## begin Raw data
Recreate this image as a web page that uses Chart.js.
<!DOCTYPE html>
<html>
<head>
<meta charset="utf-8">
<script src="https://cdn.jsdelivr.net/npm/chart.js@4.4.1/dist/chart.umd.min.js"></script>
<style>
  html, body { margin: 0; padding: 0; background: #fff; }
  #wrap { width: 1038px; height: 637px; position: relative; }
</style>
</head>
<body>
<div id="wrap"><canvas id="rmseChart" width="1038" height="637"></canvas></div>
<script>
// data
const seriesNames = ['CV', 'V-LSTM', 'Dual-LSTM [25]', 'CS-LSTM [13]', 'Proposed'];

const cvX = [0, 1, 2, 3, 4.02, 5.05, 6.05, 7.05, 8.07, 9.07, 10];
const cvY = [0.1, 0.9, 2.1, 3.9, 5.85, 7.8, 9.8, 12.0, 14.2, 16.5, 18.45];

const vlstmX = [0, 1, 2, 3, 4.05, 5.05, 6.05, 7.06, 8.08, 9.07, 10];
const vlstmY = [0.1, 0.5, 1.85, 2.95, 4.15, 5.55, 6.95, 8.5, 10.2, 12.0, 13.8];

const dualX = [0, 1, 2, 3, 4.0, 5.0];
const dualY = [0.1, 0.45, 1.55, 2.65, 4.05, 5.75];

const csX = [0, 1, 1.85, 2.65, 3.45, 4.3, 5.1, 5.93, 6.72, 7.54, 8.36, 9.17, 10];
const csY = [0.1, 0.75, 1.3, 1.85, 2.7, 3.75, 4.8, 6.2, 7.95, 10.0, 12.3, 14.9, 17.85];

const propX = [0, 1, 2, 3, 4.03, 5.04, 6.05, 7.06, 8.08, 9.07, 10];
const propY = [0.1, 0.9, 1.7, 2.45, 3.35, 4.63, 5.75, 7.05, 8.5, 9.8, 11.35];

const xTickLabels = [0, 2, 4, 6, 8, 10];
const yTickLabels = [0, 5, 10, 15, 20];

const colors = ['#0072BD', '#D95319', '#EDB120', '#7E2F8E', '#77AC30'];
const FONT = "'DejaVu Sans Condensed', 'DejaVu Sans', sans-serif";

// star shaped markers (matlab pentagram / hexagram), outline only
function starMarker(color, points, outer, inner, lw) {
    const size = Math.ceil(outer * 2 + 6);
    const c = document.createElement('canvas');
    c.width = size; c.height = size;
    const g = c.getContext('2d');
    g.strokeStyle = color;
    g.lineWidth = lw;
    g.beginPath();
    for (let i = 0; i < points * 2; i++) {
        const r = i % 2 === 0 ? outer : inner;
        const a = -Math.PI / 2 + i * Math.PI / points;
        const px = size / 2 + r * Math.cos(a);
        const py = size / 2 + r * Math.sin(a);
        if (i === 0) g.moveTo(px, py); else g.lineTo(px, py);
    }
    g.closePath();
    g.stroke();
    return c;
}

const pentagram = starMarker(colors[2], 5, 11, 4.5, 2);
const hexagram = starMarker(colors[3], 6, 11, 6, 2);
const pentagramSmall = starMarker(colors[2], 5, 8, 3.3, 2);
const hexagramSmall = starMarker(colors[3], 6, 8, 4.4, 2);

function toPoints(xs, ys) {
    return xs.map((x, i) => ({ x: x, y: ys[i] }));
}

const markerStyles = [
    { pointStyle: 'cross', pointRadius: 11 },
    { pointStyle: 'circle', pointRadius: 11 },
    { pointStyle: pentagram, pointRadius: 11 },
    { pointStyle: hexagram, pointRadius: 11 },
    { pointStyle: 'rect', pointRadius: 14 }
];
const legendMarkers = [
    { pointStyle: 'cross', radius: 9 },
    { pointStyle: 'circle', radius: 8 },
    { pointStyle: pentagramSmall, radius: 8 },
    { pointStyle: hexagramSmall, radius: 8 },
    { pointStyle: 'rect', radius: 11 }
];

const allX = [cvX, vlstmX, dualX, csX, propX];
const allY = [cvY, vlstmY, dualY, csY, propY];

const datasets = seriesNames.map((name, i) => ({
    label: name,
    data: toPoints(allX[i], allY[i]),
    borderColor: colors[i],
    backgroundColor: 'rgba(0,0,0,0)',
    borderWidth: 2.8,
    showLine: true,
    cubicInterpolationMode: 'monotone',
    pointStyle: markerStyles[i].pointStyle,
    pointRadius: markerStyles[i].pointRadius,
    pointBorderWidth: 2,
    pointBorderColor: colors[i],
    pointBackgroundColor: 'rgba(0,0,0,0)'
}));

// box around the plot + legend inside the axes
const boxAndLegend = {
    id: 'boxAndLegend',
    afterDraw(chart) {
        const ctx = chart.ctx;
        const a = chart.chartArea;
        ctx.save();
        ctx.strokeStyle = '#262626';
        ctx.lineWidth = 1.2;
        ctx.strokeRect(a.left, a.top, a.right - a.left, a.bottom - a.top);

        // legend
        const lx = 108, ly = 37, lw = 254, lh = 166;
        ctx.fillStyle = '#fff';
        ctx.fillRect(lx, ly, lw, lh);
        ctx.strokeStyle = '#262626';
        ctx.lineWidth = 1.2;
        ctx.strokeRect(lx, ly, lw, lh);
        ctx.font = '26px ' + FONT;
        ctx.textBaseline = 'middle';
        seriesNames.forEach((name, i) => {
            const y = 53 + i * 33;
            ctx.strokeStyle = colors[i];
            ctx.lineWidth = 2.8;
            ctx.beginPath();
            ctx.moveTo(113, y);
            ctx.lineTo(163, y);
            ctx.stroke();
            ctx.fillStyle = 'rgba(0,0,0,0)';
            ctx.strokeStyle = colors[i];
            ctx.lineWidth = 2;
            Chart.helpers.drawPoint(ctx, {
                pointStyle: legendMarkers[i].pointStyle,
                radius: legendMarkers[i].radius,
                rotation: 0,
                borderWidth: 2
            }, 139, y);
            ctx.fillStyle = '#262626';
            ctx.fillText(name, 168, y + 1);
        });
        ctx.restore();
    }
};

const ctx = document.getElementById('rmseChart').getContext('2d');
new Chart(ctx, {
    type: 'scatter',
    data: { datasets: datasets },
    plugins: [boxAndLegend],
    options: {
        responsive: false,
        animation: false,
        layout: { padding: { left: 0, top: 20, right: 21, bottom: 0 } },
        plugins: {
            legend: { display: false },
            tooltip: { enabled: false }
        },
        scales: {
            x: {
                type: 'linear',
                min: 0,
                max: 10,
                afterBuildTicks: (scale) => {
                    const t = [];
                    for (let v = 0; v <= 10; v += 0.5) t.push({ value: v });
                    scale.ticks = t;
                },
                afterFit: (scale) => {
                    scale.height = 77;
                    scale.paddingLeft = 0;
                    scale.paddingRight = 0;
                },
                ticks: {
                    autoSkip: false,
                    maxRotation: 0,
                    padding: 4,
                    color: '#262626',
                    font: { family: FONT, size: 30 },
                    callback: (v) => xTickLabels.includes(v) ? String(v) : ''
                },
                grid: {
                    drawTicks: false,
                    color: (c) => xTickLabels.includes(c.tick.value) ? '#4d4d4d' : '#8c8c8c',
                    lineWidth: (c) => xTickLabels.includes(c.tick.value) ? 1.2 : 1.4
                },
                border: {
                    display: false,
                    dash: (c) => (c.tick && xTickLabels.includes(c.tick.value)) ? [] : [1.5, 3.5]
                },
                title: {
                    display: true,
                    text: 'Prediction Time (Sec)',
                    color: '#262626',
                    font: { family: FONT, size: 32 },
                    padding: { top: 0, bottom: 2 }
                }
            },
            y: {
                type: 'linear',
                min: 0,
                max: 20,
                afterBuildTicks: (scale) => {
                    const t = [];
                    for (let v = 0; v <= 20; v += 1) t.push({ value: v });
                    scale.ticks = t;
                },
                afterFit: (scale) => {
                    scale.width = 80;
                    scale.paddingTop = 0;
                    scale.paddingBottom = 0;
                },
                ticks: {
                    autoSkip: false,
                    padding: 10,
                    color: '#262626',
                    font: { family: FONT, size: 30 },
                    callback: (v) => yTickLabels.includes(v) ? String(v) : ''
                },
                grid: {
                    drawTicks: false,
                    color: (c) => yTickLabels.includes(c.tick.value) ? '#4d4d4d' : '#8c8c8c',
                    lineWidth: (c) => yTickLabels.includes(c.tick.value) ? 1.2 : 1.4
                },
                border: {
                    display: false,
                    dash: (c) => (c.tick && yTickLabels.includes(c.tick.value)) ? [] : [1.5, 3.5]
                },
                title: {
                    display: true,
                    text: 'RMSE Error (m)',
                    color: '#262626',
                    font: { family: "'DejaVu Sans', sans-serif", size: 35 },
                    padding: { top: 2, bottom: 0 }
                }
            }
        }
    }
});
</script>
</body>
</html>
## end Raw data
Exercise task => Quote verbatim the opening lines of the listing above, ending with the line where "14.2, 16.5, 18.45];" appears; include both endpoints and nothing more.

Task response =>
Recreate this image as a web page that uses Chart.js.
<!DOCTYPE html>
<html>
<head>
<meta charset="utf-8">
<script src="https://cdn.jsdelivr.net/npm/chart.js@4.4.1/dist/chart.umd.min.js"></script>
<style>
  html, body { margin: 0; padding: 0; background: #fff; }
  #wrap { width: 1038px; height: 637px; position: relative; }
</style>
</head>
<body>
<div id="wrap"><canvas id="rmseChart" width="1038" height="637"></canvas></div>
<script>
// data
const seriesNames = ['CV', 'V-LSTM', 'Dual-LSTM [25]', 'CS-LSTM [13]', 'Proposed'];

const cvX = [0, 1, 2, 3, 4.02, 5.05, 6.05, 7.05, 8.07, 9.07, 10];
const cvY = [0.1, 0.9, 2.1, 3.9, 5.85, 7.8, 9.8, 12.0, 14.2, 16.5, 18.45];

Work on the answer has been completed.